Foundry process optimization must also account for this variability. To minimize the property gradient across a grey iron casting with varying sections, several strategies can be employed, though they have limits. Alloying with elements like copper, tin, or chromium promotes pearlite formation even at slower cooling rates, effectively “pearlite stabilizing” the heavier sections. The amount of inoculant and the method of inoculation (e.g., late stream inoculation) can be tuned to refine the graphite and matrix in thicker sections. However, these measures cannot entirely eliminate the physical reality dictated by differential cooling. The most robust engineering solution is to acknowledge the gradient through informed design of the test protocol. Advanced simulation software can predict these microstructural and property variations, allowing for virtual placement of test bars to ensure representativeness.

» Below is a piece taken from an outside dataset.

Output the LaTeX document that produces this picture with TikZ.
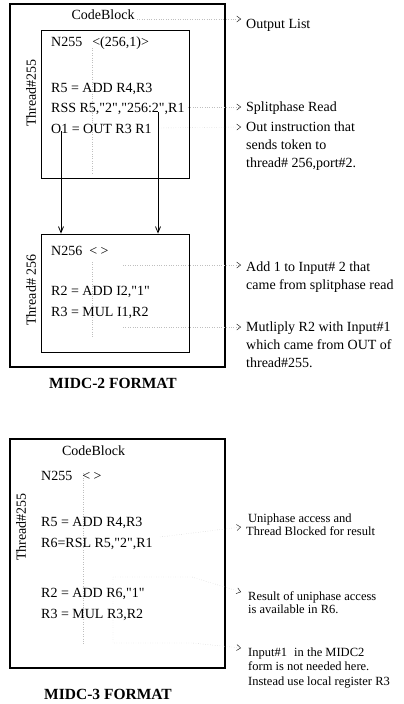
\documentclass[tikz,border=0pt]{standalone}
\usepackage{fontspec}
\setmainfont{Liberation Serif}[Ligatures=TeXOff]
\usetikzlibrary{arrows.meta}
\newcommand{\qt}{\symbol{34}}
\tikzset{
  code/.style={anchor=west, inner sep=0pt, font=\fontsize{14}{17}\selectfont,
    text height=9.5pt, text depth=0pt},
  smallnote/.style={anchor=west, inner sep=0pt, font=\fontsize{12.5}{15}\selectfont,
    text height=8.5pt, text depth=0pt},
  threadbox/.style={draw, line width=0.8pt, minimum width=148pt},
  codeblock/.style={line width=1.6pt},
  flow/.style={line width=0.8pt, -{Straight Barb[length=6pt, width=5pt]}},
  guide/.style={black!25, dotted, -{Straight Barb[black, length=4pt, width=6pt]}},
  faint/.style={black!25, dotted},
  format/.style={font=\bfseries\fontsize{15.5}{18}\selectfont, inner sep=0pt}
}
\begin{document}
\begin{tikzpicture}[x=1pt, y=-1pt]
  \useasboundingbox (0,0) rectangle (404,704);

  % MIDC-2 format
  \draw[codeblock] (10,4) rectangle (225,367);
  \node[code, anchor=center] (cb2) at (103,15) {CodeBlock};
  \node[threadbox, minimum height=148pt] (t255) at (115,104) {};
  \node[threadbox, minimum height=118pt] (t256) at (115,293) {};
  \draw[faint] (92,48) -- (92,175);
  \draw[faint] (92,262) -- (92,337);

  \node[code] (n255) at (51,42) {N255\hspace{10pt}<(256,1)>};
  \node[code] (add255) at (51,88) {R5 = ADD R4,R3};
  \node[code] (rss) at (51,108) {RSS R5,\qt2\qt,\qt256:2\qt,R1};
  \node[code] (out255) at (51,129) {O1 = OUT R3 R1};
  \node[code, anchor=center, rotate=90] (lbl255) at (31,93) {Thread\#255};

  \node[code] (n256) at (51,251) {N256\hspace{7pt}< >};
  \node[code] (add256) at (51,291) {R2 = ADD I2,\qt1\qt};
  \node[code] (mul256) at (51,312) {R3 = MUL I1,R2};
  \node[code, anchor=center, rotate=90] (lbl256) at (31,290) {Thread\# 256};

  \coordinate (tapout) at (61,131);
  \coordinate (taprss) at (158,112);
  \draw[flow] (tapout) -- (tapout |- t256.north);
  \draw[flow] (taprss) -- (taprss |- t256.north);

  \node[format] (fmt2) at (113,383) {MIDC-2 FORMAT};

  % notes for MIDC-2
  \node[code] (noteout) at (246,24) {Output List};
  \node[code] (notesplit) at (246,107) {Splitphase Read};
  \node[code] (notesend) at (246,127) {Out instruction that};
  \node[code] (notesend2) at (246,145) {sends token to};
  \node[code] (notesend3) at (246,163) {thread\# 256,port\#2.};
  \node[code] (noteadd) at (246,267) {Add 1 to Input\# 2 that};
  \node[code] (noteadd2) at (246,285) {came from splitphase read};
  \node[code] (notemul) at (246,327) {Mutliply R2 with Input\#1};
  \node[code] (notemul2) at (246,345) {which came from OUT of};
  \node[code] (notemul3) at (246,363) {thread\#255.};

  \coordinate (srclist) at (137,19);
  \coordinate (srcadd) at (123,265);
  \coordinate (srcmul) at (123,327);
  \draw[guide] (srclist) -- ([xshift=-5pt, yshift=5pt]noteout.west);
  \draw[guide] ([xshift=3pt, yshift=1pt]rss.east) -- ([xshift=-5pt]notesplit.west);
  \draw[guide] ([xshift=7pt, yshift=1pt]out255.east) -- ([xshift=-5pt]notesend.west);
  \draw[guide] (srcadd) -- ([xshift=-5pt, yshift=2pt]noteadd.west);
  \draw[guide] (srcmul) -- ([xshift=-5pt]notemul.west);

  % MIDC-3 format
  \draw[codeblock] (10,439) rectangle (225,668);
  \node[code, anchor=center] (cb3) at (93.5,451) {CodeBlock};
  \draw[faint] (83,473) -- (83,645);

  \node[code] (n255b) at (41,476) {N255\hspace{10pt}< >};
  \node[code] (add255b) at (41,522) {R5 = ADD R4,R3};
  \node[code] (rsl) at (41,543) {R6=RSL R5,\qt2\qt,R1};
  \node[code] (add256b) at (41,593) {R2 = ADD R6,\qt1\qt};
  \node[code] (mul256b) at (41,614) {R3 = MUL R3,R2};
  \node[code, anchor=center, rotate=90] (lbl255b) at (21,527) {Thread\#255};

  \node[format] (fmt3) at (108,694) {MIDC-3 FORMAT};

  % notes for MIDC-3
  \node[smallnote] (noteuni) at (248,518) {Uniphase access and};
  \node[smallnote] (noteuni2) at (246,531) {Thread Blocked for result};
  \node[smallnote] (noteres) at (248,596) {Result of uniphase access};
  \node[smallnote] (noteres2) at (248,609) {is available in R6.};
  \node[smallnote] (notein) at (248,652) {Input\#1\hspace{4pt} in the MIDC2};
  \node[smallnote] (notein2) at (248,666) {form is not needed here.};
  \node[smallnote] (notein3) at (248,681) {Instead use local register R3};

  \coordinate (srcrsl) at (160,537);
  \coordinate (srcres) at (113,577);
  \draw[guide] (srcrsl) -- ([xshift=-5pt, yshift=4pt]noteuni2.west);
  \draw[guide] (srcres) -- (192,577) -- ([xshift=-7pt, yshift=4pt]noteres.west);
  \draw[guide] (srcres) -- (113,643) -- (193,643) -- ([xshift=-7pt, yshift=4pt]notein.west);
\end{tikzpicture}
\end{document}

In conclusion, the mechanical properties derived from an attached test bar are a localized characteristic, not a global attribute of the entire grey iron casting. The driving force behind this variation is the difference in cooling rate imposed by the casting geometry, which governs the resulting pearlite-to-ferrite ratio in the matrix. This is a fundamental metallurgical principle manifested in every complex casting. As quality standards evolve and performance validation becomes more rigorous, overlooking the significance of test bar positioning is a significant oversight. It is incumbent upon both suppliers and buyers of critical grey iron casting components to explicitly define the location for attached test bars in technical agreements. This ensures that the assessed properties are truly representative of the component’s performance-critical regions, fostering realistic quality assurance, reducing technical disputes, and ultimately contributing to the reliable performance of cast iron components in service. The attached test bar is an invaluable tool, but its message is only as clear as the understanding of its context within the thermal landscape of the grey iron casting from which it came.